The second is the one that bites launches: Subject Alternative Names, the list of hostnames a certificate actually covers. A certificate issued for example.com does not automatically cover www.example.com. They are different names, and the SAN list has to include both. The failure is asymmetric and easy to miss: you test the apex, it loads, you ship, and every visitor who types or links the www host hits a name-mismatch interstitial.

# List the names the certificate actually covers.
# If you serve www but only example.com is listed, www is broken.
echo | openssl s_client -servername www.example.com -connect www.example.com:443 2>/dev/null \
  | openssl x509 -noout -ext subjectAltName

# X509v3 Subject Alternative Name:
#     DNS:example.com, DNS:www.example.com

The rule is simple: every hostname you actually serve over HTTPS, including the redirect source, needs to be in the SAN list of the certificate that host presents. A redirect from www to apex still requires www to complete its own handshake first, so the www host needs a valid, covering certificate even if it only ever redirects. While you are checking certificates, it is worth confirming your security headers too, because HSTS in particular interacts directly with how strictly browsers enforce all of this.

Checking all of it in one scan

Every check above can be done by hand with openssl, and you should know how, but doing it on a schedule, from outside your own warmed-up browser, across both your apex and www hosts, is exactly the kind of boring recurring task that quietly stops happening, the same way the renewal cron did. That is how certificates expire on live sites run by people who absolutely knew better.

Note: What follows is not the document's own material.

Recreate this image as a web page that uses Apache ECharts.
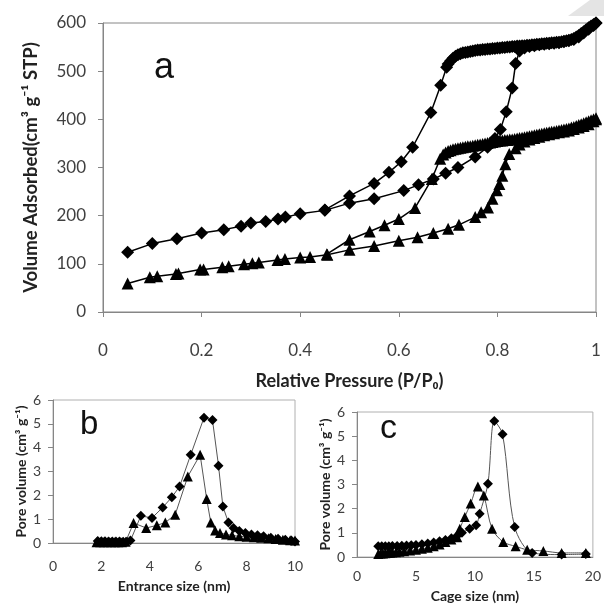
<!DOCTYPE html>
<html><head><meta charset="utf-8">
<script src="https://cdn.jsdelivr.net/npm/echarts@6/dist/echarts.min.js"></script>
<style>html,body{margin:0;padding:0;background:#fff}#c{width:604px;height:605px}</style>
</head><body><div id="c"></div>
<script>
// ---- Panel a: N2 isotherms ----
const aDiaAdsX = [0.05,0.10,0.15,0.20,0.245,0.28,0.30,0.33,0.355,0.37,0.40,0.45,0.50,0.55,0.61,0.64,0.67,0.695,0.72,0.755,0.78,0.795,0.806,0.818,0.83,0.837,0.845,0.855,0.865,0.875,0.885,0.895,0.905,0.915,0.925,0.935,0.945,0.955,0.965,0.975,0.985,0.995,1.0];
const aDiaAdsY = [124,142,152,164,171,178,185,188,193,197,204,211,226,235,252,264,276,288,300,322,342,360,379,416,465,516,542,548,551,553,555,556,557,558,559,561,563,566,571,579,587,595,600];
const aDiaDesX = [1.0,0.995,0.99,0.985,0.98,0.975,0.97,0.965,0.96,0.955,0.95,0.945,0.94,0.935,0.93,0.925,0.92,0.915,0.91,0.905,0.90,0.895,0.89,0.885,0.88,0.875,0.87,0.865,0.86,0.855,0.85,0.845,0.84,0.835,0.83,0.825,0.82,0.815,0.81,0.805,0.80,0.795,0.79,0.785,0.78,0.775,0.77,0.765,0.76,0.755,0.75,0.745,0.74,0.735,0.73,0.725,0.72,0.715,0.71,0.705,0.70,0.697,0.685,0.665,0.628,0.605,0.58,0.55,0.50,0.45];
const aDiaDesY = [600,597,594,590,586,582,578,574,571,568,566,564,563,562,561,560,560,559,559,558,558,557,557,556,556,555,555,554,554,553,553,552,552,551,551,550,550,549,549,548,548,547,547,546,546,545,545,544,544,543,542,541,540,539,538,536,534,531,527,521,515,508,471,414,342,312,290,267,241,212];
const aTriAdsX = [0.05,0.095,0.11,0.148,0.153,0.197,0.204,0.242,0.255,0.286,0.303,0.316,0.354,0.369,0.40,0.42,0.455,0.50,0.55,0.60,0.638,0.67,0.70,0.722,0.755,0.767,0.781,0.79,0.799,0.804,0.81,0.816,0.824,0.837,0.845,0.855,0.865,0.875,0.885,0.895,0.905,0.915,0.925,0.935,0.945,0.955,0.965,0.975,0.985,0.995,1.0];
const aTriAdsY = [59,72,74,79,80,88,88,93,95,99,101,103,108,110,113,114,119,129,137,148,155,164,173,181,197,207,217,235,253,266,283,307,328,340,348,354,358,361,364,367,369,371,373,375,377,380,383,386,390,396,400];
const aTriDesX = [1.0,0.995,0.99,0.985,0.98,0.975,0.97,0.965,0.96,0.955,0.95,0.945,0.94,0.935,0.93,0.925,0.92,0.915,0.91,0.905,0.90,0.895,0.89,0.885,0.88,0.875,0.87,0.865,0.86,0.855,0.85,0.845,0.84,0.835,0.83,0.825,0.82,0.815,0.81,0.805,0.80,0.795,0.79,0.785,0.78,0.775,0.77,0.765,0.76,0.755,0.75,0.745,0.74,0.735,0.73,0.725,0.72,0.715,0.71,0.705,0.70,0.695,0.69,0.684,0.667,0.633,0.60,0.571,0.541,0.50,0.454];
const aTriDesY = [402,400,398,396,394,392,390,388,386,384,383,381,380,379,378,377,376,375,374,373,372,371,370,369,368,367,366,365,364,363,362,361,360,359,358,358,357,357,356,356,355,354,353,352,351,350,349,348,347,346,345,344,344,343,342,341,340,339,338,336,334,331,327,318,276,216,193,180,167,150,120];

// ---- Panel b: entrance size distribution ----
const bDiaX = [1.85,2.0,2.15,2.3,2.45,2.6,2.75,2.9,3.05,3.2,3.63,4.09,4.53,4.91,5.23,5.69,6.24,6.59,6.84,7.02,7.25,7.46,7.7,7.95,8.2,8.45,8.7,9.0,9.3,9.6,9.85,10.0];
const bDiaY = [0.08,0.07,0.07,0.06,0.06,0.06,0.06,0.05,0.05,0.1,1.14,1.05,1.49,1.92,2.37,3.70,5.26,5.16,3.24,1.53,0.86,0.63,0.5,0.42,0.36,0.32,0.28,0.22,0.18,0.14,0.1,0.06];
const bTriX = [1.8,1.95,2.1,2.25,2.4,2.55,2.7,2.85,3.0,3.33,3.85,4.29,4.64,5.05,5.57,6.08,6.35,6.52,6.7,6.9,7.15,7.4,7.7,8.0,8.3,8.6,8.9,9.2,9.5,9.8,10.0];
const bTriY = [0.03,0.03,0.03,0.03,0.03,0.03,0.03,0.03,0.05,0.84,0.63,0.74,0.86,1.19,2.79,3.70,1.85,0.86,0.52,0.42,0.36,0.32,0.28,0.26,0.24,0.22,0.2,0.17,0.14,0.12,0.1];

// ---- Panel c: cage size distribution ----
const cDiaX = [1.8,2.1,2.4,2.7,3.0,3.4,3.8,4.2,4.6,5.0,5.5,6.0,6.5,7.0,7.5,8.0,8.5,8.9,9.55,10.1,10.4,11.1,11.64,12.34,13.37,14.85,17.35,19.4];
const cDiaY = [0.45,0.45,0.45,0.45,0.46,0.46,0.47,0.48,0.49,0.5,0.53,0.56,0.6,0.65,0.7,0.78,0.88,1.0,1.17,1.31,1.79,3.03,5.63,5.08,1.24,0.17,0.1,0.12];
const cTriX = [1.8,2.0,2.2,2.4,2.6,2.8,3.0,3.3,3.6,4.0,4.5,5.0,5.5,6.0,6.5,7.0,7.5,8.0,8.5,8.72,9.14,9.64,10.25,10.75,11.45,12.4,13.45,14.43,15.8,17.35,19.4];
const cTriY = [0.12,0.14,0.15,0.16,0.17,0.18,0.19,0.2,0.22,0.24,0.27,0.3,0.34,0.38,0.44,0.52,0.62,0.72,0.82,1.17,1.66,2.21,2.92,2.55,1.17,0.62,0.44,0.30,0.25,0.17,0.17];

const zip = (xs, ys) => xs.map((x, i) => [x, ys[i]]);
const FONT = 'Lato, "Open Sans", sans-serif';
const AX = '#868686';
const LBL = '#404040';

function axisBase(min, max, interval, fs, margin) {
  return {
    type: 'value', min, max, interval,
    axisLine: { show: true, lineStyle: { color: AX, width: 1 } },
    axisTick: { show: true, inside: false, length: 5, lineStyle: { color: AX } },
    splitLine: { show: false },
    axisLabel: { color: LBL, fontSize: fs, fontFamily: FONT, margin }
  };
}

const chart = echarts.init(document.getElementById('c'), null, { renderer: 'canvas' });
const option = {
  animation: false,
  backgroundColor: '#fff',
  grid: [
    { left: 103, top: 23, width: 493, height: 289, show: true, borderColor: AX, borderWidth: 1 },
    { left: 53, top: 400, width: 242, height: 143, show: true, borderColor: '#b0b0b0', borderWidth: 1 },
    { left: 357, top: 412, width: 240, height: 145, show: true, borderColor: '#b0b0b0', borderWidth: 1 }
  ],
  xAxis: [
    Object.assign(axisBase(0, 1, 0.2, 17, 30), {
      gridIndex: 0, name: 'Relative Pressure (P/P\u2080)', nameLocation: 'middle', nameGap: 60,
      nameTextStyle: { fontSize: 18, fontWeight: 'bold', color: '#222', fontFamily: FONT },
      axisLabel: { color: LBL, fontSize: 17, fontFamily: FONT, margin: 30, formatter: v => String(+v.toFixed(1)) }
    }),
    Object.assign(axisBase(0, 10, 2, 14, 16), {
      gridIndex: 1, name: 'Entrance size (nm)', nameLocation: 'middle', nameGap: 36,
      axisTick: { show: false },
      nameTextStyle: { fontSize: 14, fontWeight: 'bold', color: '#222', fontFamily: FONT }
    }),
    Object.assign(axisBase(0, 20, 5, 14, 12), {
      gridIndex: 2, name: 'Cage size (nm)', nameLocation: 'middle', nameGap: 32,
      axisTick: { show: false },
      nameTextStyle: { fontSize: 14, fontWeight: 'bold', color: '#222', fontFamily: FONT }
    })
  ],
  yAxis: [
    Object.assign(axisBase(0, 600, 100, 17, 17), {
      gridIndex: 0, name: 'Volume Adsorbed(cm\u00b3 g\u207b\u00b9 STP)', nameLocation: 'middle', nameGap: 62,
      nameTextStyle: { fontSize: 18.5, fontWeight: 'bold', color: '#222', fontFamily: FONT }
    }),
    Object.assign(axisBase(0, 6, 1, 14, 12), {
      gridIndex: 1, name: 'Pore volume (cm\u00b3 g\u207b\u00b9)', nameLocation: 'middle', nameGap: 25,
      nameTextStyle: { fontSize: 14, fontWeight: 'bold', color: '#222', fontFamily: FONT }
    }),
    Object.assign(axisBase(0, 6, 1, 14, 12), {
      gridIndex: 2, name: 'Pore volume (cm\u00b3 g\u207b\u00b9)', nameLocation: 'middle', nameGap: 21,
      nameTextStyle: { fontSize: 14, fontWeight: 'bold', color: '#222', fontFamily: FONT }
    })
  ],
  series: [
    { type: 'line', xAxisIndex: 0, yAxisIndex: 0, data: zip(aDiaAdsX, aDiaAdsY), symbol: 'diamond', symbolSize: 13, lineStyle: { color: '#000', width: 1.5 }, itemStyle: { color: '#000' } },
    { type: 'line', xAxisIndex: 0, yAxisIndex: 0, data: zip(aDiaDesX, aDiaDesY), symbol: 'diamond', symbolSize: 13, lineStyle: { color: '#000', width: 1.5 }, itemStyle: { color: '#000' } },
    { type: 'line', xAxisIndex: 0, yAxisIndex: 0, data: zip(aTriAdsX, aTriAdsY), symbol: 'triangle', symbolSize: 12, lineStyle: { color: '#000', width: 1.5 }, itemStyle: { color: '#000' } },
    { type: 'line', xAxisIndex: 0, yAxisIndex: 0, data: zip(aTriDesX, aTriDesY), symbol: 'triangle', symbolSize: 12, lineStyle: { color: '#000', width: 1.5 }, itemStyle: { color: '#000' } },
    { type: 'line', xAxisIndex: 1, yAxisIndex: 1, data: zip(bDiaX, bDiaY), symbol: 'diamond', symbolSize: 10, lineStyle: { color: '#555', width: 1 }, itemStyle: { color: '#000' } },
    { type: 'line', xAxisIndex: 1, yAxisIndex: 1, data: zip(bTriX, bTriY), symbol: 'triangle', symbolSize: 10, lineStyle: { color: '#555', width: 1 }, itemStyle: { color: '#000' } },
    { type: 'line', xAxisIndex: 2, yAxisIndex: 2, data: zip(cDiaX, cDiaY), symbol: 'diamond', symbolSize: 10, smooth: 0.3, lineStyle: { color: '#555', width: 1 }, itemStyle: { color: '#000' } },
    { type: 'line', xAxisIndex: 2, yAxisIndex: 2, data: zip(cTriX, cTriY), symbol: 'triangle', symbolSize: 10, smooth: 0.3, lineStyle: { color: '#555', width: 1 }, itemStyle: { color: '#000' } }
  ],
  graphic: [
    { type: 'text', left: 154, top: 50, style: { text: 'a', font: '36px "Liberation Sans", Arial, sans-serif', fill: '#111' } },
    { type: 'text', left: 80, top: 408, style: { text: 'b', font: '33px "Liberation Sans", Arial, sans-serif', fill: '#111' } },
    { type: 'text', left: 380, top: 412, style: { text: 'c', font: '34px "Liberation Sans", Arial, sans-serif', fill: '#111' } },
    { type: 'polygon', shape: { points: [[568, 16], [590, 0], [604, 0], [604, 16]] }, style: { fill: '#e4e4e4' } }
  ]
};
chart.setOption(option);
</script></body></html>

The SEO stakes are real but secondary. HTTPS has been a lightweight Google ranking signal since 2014, and Chrome marks plain HTTP as "Not Secure," but the bigger risk is not the missing ranking nudge. It is that a crawler hitting a broken certificate cannot complete the handshake at all, so it cannot reach your HTTPS pages, and over repeated failed crawls that costs you far more than the modest HTTPS boost was ever worth.

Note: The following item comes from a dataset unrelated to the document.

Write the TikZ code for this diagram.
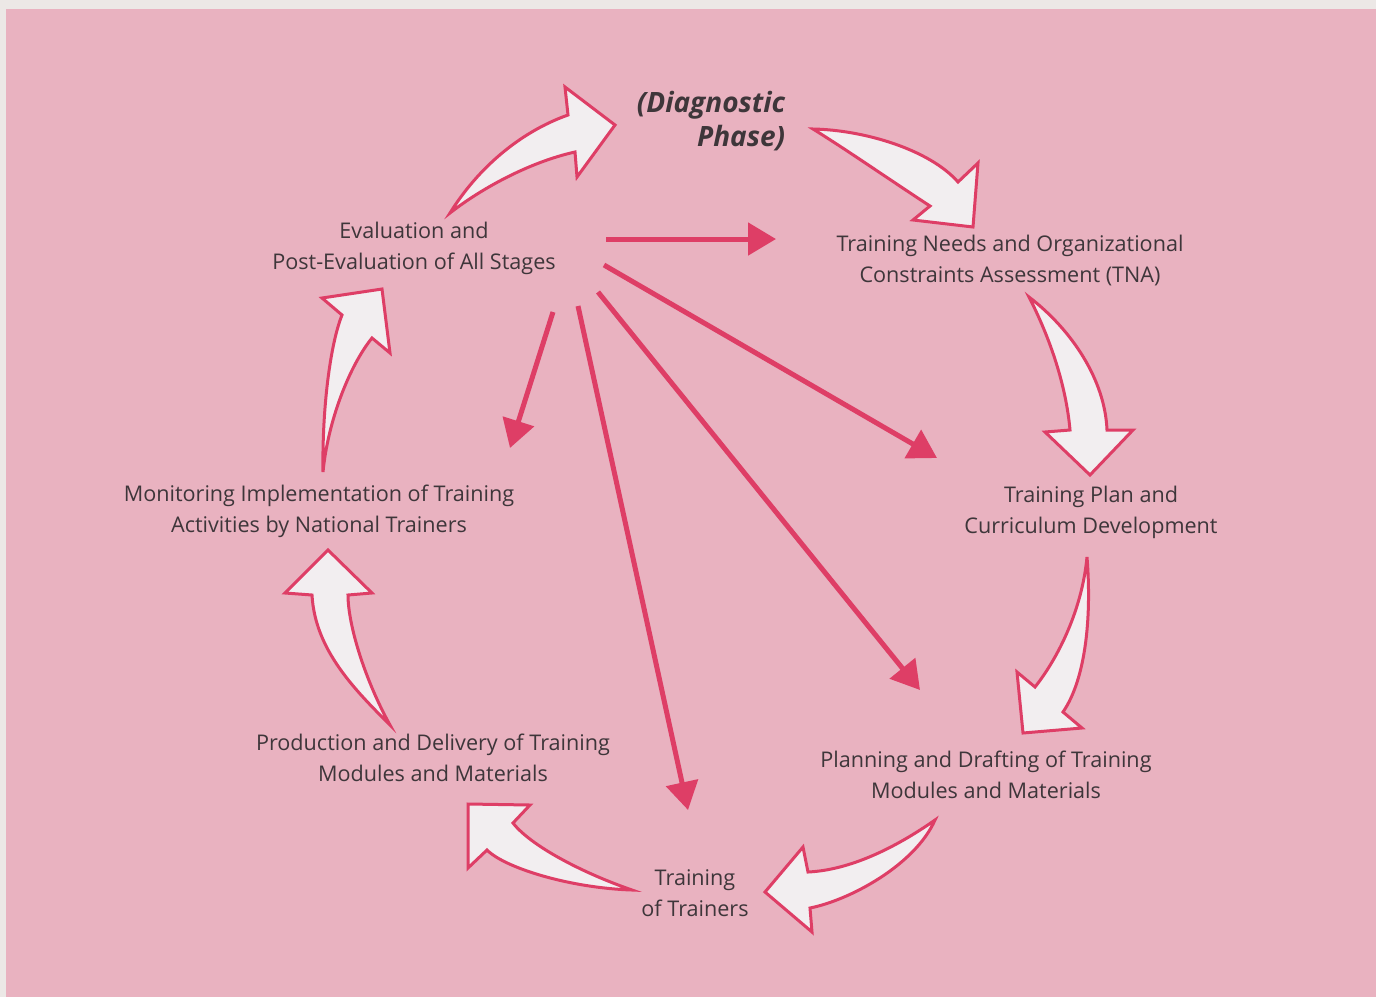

The LintPage SSL Certificate Checker does the fresh-connection check for you: it connects to your domain over TLS, reads the live certificate, and reports the expiry date and days remaining, the issuer and subject, whether the chain is trusted (catching self-signed certs and missing intermediates), the TLS protocol version negotiated, and the Subject Alternative Names so you can confirm both apex and www are covered. It also confirms that HTTPS is served and that HTTP redirects to it.

A broken certificate rarely travels alone with the other things that quietly break a launch, so it is worth running the full pre-launch SEO checklist and the complete audit at the same time.

The 30-second version

An expired or untrusted TLS certificate is not a soft warning, it is a full-screen interstitial (NET::ERR_CERT_DATE_INVALID) that almost no visitor clicks past, so it takes the whole origin down at once: pages, forms, APIs, and crawlers all fail at the handshake. "It works in my browser" proves nothing, because your browser caches validated certs and resumes sessions while a fresh visitor gets rejected, so always read the live certificate over a cold connection. Auto-renewal (Let's Encrypt issues ~90-day certs and renews around the 30-day mark) fails silently for dull reasons: DNS changes, a dead cron, rate limits, a lapsed card, or a server that renewed the file but never reloaded. Watch four properties: days remaining (treat less than or equal to 14 as urgent), a trust chain that is not self-signed and not missing an intermediate, a modern TLS version, and a SAN list that actually covers both your apex and your www host. Check them from outside your warmed-up browser, on a schedule, because that schedule is the exact thing that quietly stops running.